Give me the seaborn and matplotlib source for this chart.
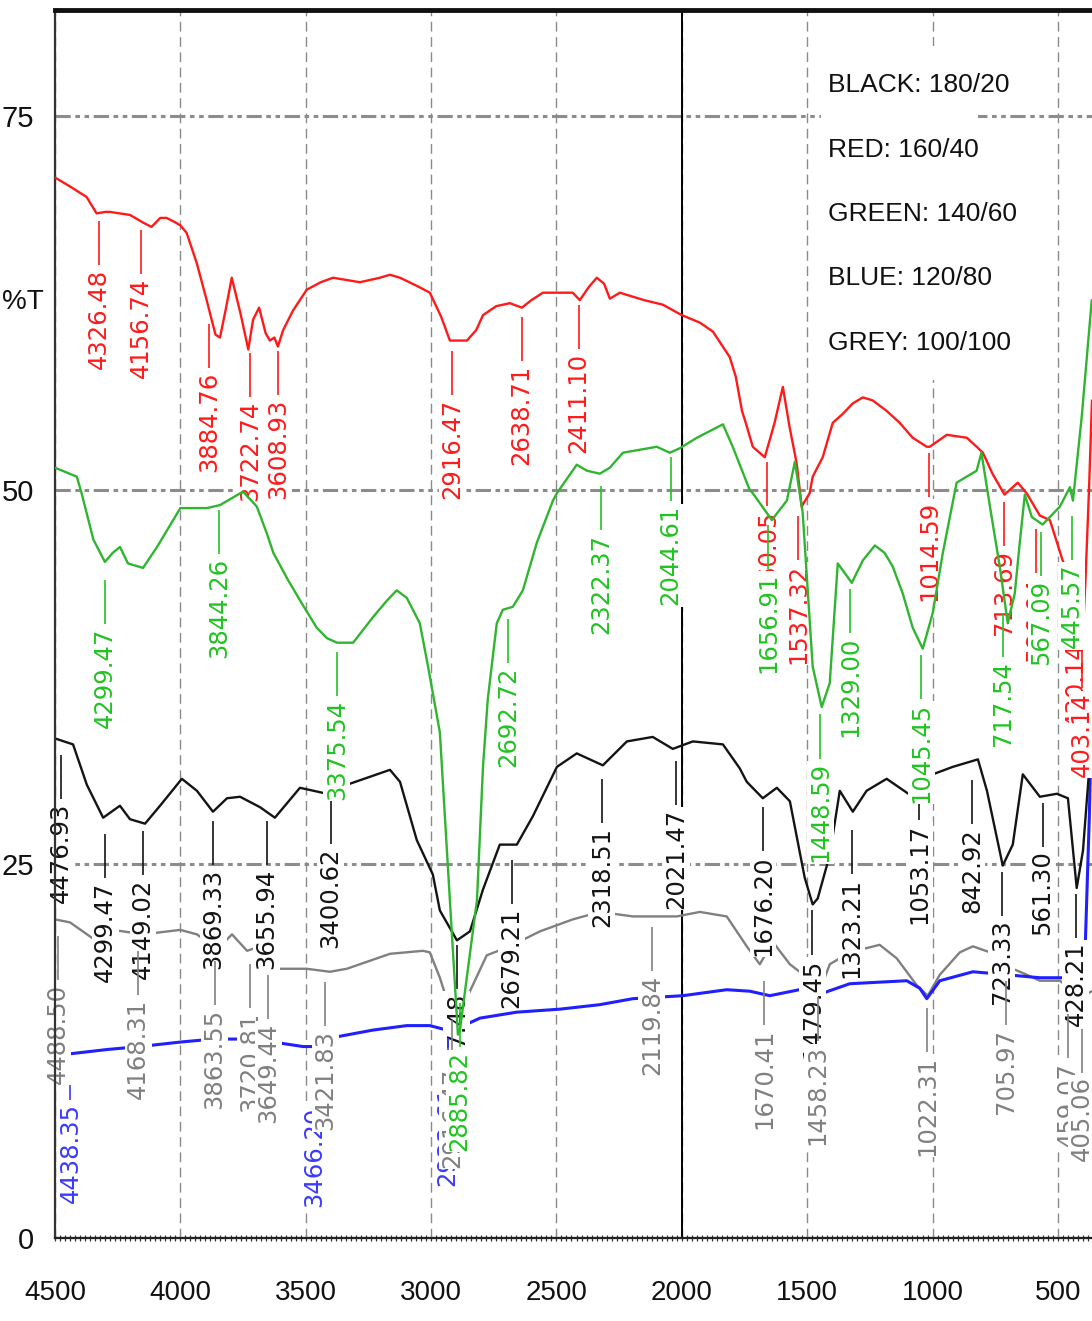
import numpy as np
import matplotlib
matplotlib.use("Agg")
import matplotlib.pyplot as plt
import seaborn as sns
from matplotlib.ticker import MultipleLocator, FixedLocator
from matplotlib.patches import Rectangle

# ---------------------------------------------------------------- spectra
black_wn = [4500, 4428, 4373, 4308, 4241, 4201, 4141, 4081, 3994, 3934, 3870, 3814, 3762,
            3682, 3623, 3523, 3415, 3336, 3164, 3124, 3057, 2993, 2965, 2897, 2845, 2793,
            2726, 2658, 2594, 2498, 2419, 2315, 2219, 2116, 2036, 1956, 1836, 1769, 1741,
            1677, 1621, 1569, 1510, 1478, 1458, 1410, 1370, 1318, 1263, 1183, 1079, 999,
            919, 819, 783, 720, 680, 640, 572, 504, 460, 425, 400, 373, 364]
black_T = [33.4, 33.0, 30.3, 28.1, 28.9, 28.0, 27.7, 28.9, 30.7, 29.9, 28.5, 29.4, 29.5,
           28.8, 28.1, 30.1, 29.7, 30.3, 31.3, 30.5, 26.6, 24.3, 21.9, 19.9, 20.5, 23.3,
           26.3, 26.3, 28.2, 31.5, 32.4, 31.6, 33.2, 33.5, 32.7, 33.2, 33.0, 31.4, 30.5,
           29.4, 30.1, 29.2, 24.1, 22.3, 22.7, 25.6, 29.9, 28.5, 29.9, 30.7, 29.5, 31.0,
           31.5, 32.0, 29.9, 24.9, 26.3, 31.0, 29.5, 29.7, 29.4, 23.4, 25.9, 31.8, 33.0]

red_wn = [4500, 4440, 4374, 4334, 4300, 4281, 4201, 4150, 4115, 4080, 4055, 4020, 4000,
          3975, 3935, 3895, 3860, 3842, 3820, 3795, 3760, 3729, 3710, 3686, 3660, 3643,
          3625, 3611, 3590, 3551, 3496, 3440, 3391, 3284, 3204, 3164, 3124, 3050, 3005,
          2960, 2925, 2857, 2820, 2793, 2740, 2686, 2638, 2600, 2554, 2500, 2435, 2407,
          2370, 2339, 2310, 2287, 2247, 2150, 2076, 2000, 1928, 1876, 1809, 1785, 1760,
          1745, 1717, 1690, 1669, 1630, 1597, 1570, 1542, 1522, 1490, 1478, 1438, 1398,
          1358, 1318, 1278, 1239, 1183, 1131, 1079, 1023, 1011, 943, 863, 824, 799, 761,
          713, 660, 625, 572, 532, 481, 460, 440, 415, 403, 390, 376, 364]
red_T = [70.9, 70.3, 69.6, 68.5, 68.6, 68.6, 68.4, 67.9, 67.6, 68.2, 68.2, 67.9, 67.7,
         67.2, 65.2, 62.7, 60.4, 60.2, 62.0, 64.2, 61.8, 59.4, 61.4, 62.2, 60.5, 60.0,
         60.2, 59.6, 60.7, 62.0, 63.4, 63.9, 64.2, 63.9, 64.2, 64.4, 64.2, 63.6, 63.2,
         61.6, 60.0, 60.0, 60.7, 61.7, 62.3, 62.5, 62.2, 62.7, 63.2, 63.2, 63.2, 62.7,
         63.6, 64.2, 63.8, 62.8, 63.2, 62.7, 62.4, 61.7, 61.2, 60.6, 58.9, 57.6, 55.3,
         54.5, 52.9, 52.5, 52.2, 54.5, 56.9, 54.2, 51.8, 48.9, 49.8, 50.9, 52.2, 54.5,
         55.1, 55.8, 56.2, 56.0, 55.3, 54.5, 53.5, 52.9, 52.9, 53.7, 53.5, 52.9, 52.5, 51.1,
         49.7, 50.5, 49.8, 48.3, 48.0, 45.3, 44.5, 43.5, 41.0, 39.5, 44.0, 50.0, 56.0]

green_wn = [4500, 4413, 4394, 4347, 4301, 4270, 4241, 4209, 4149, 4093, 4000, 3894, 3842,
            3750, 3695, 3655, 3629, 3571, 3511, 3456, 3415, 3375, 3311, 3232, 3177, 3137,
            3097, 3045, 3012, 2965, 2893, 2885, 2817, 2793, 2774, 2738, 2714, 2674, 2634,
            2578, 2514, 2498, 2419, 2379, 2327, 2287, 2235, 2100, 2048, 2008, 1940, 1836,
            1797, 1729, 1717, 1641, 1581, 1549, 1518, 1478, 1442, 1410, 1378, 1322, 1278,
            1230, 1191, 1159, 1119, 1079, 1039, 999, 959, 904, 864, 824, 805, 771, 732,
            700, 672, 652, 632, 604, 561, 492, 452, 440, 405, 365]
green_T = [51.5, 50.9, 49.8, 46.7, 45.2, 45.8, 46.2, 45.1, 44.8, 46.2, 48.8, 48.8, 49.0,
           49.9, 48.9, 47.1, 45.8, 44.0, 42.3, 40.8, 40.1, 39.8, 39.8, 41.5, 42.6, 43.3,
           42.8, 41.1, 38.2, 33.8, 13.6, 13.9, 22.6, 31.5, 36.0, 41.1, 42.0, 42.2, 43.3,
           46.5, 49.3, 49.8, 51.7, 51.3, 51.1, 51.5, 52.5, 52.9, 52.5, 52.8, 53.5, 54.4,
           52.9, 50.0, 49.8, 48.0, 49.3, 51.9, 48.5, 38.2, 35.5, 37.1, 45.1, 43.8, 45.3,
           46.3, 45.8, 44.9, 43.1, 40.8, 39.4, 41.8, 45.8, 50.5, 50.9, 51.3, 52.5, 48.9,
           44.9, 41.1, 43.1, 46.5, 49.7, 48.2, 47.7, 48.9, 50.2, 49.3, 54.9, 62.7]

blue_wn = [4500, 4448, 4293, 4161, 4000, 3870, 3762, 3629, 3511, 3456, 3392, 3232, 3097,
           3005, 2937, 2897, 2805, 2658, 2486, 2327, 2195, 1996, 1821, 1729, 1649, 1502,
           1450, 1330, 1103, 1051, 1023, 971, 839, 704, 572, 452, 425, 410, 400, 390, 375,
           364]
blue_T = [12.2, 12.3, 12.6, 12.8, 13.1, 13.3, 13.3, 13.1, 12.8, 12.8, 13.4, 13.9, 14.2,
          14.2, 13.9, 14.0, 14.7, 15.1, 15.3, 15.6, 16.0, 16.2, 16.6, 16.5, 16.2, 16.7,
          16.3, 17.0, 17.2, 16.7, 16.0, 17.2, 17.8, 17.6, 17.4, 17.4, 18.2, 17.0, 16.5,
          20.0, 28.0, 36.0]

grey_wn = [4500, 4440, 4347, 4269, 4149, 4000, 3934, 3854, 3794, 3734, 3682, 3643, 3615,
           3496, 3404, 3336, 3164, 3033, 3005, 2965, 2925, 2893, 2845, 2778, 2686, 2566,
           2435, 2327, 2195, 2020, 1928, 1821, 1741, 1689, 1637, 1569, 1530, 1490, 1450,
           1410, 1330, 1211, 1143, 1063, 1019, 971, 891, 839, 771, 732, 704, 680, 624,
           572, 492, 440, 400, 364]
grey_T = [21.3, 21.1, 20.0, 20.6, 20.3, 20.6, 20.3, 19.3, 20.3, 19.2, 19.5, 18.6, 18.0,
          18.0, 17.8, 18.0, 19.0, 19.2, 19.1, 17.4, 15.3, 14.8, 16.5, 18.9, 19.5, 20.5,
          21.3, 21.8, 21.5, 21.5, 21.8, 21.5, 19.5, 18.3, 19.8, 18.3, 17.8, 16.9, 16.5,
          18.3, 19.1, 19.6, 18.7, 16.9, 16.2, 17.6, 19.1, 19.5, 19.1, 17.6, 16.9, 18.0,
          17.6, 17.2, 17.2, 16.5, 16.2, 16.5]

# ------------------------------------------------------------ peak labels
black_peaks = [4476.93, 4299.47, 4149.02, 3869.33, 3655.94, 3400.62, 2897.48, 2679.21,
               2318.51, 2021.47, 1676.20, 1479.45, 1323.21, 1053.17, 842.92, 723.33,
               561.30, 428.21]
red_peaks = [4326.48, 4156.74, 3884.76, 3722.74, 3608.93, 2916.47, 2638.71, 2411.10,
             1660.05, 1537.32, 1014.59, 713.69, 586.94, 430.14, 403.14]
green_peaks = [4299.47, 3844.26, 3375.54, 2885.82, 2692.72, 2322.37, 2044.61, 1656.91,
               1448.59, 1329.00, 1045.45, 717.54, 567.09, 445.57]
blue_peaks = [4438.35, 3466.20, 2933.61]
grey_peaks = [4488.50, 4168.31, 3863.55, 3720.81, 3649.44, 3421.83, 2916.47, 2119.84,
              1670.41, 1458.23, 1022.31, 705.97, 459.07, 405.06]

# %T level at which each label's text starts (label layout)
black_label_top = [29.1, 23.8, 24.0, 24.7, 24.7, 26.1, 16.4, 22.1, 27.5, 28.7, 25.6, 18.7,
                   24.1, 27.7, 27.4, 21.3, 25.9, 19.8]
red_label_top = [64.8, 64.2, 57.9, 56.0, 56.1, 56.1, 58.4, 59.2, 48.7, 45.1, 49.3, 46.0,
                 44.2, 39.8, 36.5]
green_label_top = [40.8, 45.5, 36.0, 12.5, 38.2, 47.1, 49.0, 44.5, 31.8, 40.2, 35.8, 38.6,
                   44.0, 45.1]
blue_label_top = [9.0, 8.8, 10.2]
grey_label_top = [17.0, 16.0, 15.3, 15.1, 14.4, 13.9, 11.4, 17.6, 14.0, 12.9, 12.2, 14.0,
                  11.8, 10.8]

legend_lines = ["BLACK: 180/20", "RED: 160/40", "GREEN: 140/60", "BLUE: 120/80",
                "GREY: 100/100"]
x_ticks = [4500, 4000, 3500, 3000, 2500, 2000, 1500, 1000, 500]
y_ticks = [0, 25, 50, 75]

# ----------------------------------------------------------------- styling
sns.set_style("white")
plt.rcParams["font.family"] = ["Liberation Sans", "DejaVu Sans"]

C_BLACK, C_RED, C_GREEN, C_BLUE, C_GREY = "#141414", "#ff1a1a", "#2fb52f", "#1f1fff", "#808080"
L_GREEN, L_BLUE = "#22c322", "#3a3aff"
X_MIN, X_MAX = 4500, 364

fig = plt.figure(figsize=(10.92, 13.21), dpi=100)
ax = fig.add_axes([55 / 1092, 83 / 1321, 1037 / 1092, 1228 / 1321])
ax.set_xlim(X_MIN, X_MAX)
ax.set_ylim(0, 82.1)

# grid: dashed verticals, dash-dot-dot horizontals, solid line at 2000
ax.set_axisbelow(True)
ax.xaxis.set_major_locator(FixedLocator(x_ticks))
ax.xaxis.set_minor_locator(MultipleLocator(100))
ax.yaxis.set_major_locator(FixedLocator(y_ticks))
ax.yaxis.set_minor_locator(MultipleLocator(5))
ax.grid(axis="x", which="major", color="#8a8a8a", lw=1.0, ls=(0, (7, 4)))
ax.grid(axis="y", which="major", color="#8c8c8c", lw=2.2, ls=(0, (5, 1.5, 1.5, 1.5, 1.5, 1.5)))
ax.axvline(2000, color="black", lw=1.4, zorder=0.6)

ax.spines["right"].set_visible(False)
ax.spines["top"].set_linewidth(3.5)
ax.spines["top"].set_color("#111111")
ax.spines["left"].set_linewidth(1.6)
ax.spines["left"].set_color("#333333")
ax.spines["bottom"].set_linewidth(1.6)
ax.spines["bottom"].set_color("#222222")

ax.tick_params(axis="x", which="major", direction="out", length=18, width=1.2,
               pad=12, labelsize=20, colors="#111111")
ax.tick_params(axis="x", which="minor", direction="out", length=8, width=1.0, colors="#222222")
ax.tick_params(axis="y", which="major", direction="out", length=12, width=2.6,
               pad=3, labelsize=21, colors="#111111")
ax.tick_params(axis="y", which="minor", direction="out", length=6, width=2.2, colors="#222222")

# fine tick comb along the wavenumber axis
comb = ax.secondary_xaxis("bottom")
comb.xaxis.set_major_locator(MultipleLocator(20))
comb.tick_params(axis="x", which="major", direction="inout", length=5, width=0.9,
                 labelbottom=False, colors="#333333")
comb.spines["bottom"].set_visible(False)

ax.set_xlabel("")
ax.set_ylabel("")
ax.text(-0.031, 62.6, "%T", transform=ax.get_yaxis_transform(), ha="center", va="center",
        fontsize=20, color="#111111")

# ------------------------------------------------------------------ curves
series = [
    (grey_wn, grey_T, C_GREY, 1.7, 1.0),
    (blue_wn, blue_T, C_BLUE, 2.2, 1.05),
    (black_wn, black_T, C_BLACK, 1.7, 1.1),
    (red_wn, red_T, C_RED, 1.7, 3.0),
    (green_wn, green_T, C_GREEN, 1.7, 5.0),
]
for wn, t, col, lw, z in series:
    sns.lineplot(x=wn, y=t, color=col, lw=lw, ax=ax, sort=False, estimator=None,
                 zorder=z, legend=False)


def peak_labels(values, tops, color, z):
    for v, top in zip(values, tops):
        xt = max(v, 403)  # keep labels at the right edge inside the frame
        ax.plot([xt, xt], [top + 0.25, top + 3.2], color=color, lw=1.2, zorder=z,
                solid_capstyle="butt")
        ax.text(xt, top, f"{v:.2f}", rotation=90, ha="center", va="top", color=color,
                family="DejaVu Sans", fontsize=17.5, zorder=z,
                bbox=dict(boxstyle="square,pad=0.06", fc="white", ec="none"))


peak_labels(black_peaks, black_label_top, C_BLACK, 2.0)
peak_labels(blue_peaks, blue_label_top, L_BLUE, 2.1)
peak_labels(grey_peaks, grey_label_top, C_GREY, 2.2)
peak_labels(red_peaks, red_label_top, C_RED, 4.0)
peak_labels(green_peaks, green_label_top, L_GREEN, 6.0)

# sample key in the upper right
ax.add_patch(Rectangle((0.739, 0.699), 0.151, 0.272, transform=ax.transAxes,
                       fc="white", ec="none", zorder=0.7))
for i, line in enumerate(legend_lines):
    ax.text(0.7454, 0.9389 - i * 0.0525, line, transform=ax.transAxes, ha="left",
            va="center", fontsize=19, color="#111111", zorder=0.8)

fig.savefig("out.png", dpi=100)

:: TASK ::
Repeat, exactly and in full, each line from the start of the data to the line that contains "from matplotlib.patches import Rectangle". Pictures do not go in.

:: SOLUTION TO THE EXERCISE ::
Give me the seaborn and matplotlib source for this chart.
import numpy as np
import matplotlib
matplotlib.use("Agg")
import matplotlib.pyplot as plt
import seaborn as sns
from matplotlib.ticker import MultipleLocator, FixedLocator
from matplotlib.patches import Rectangle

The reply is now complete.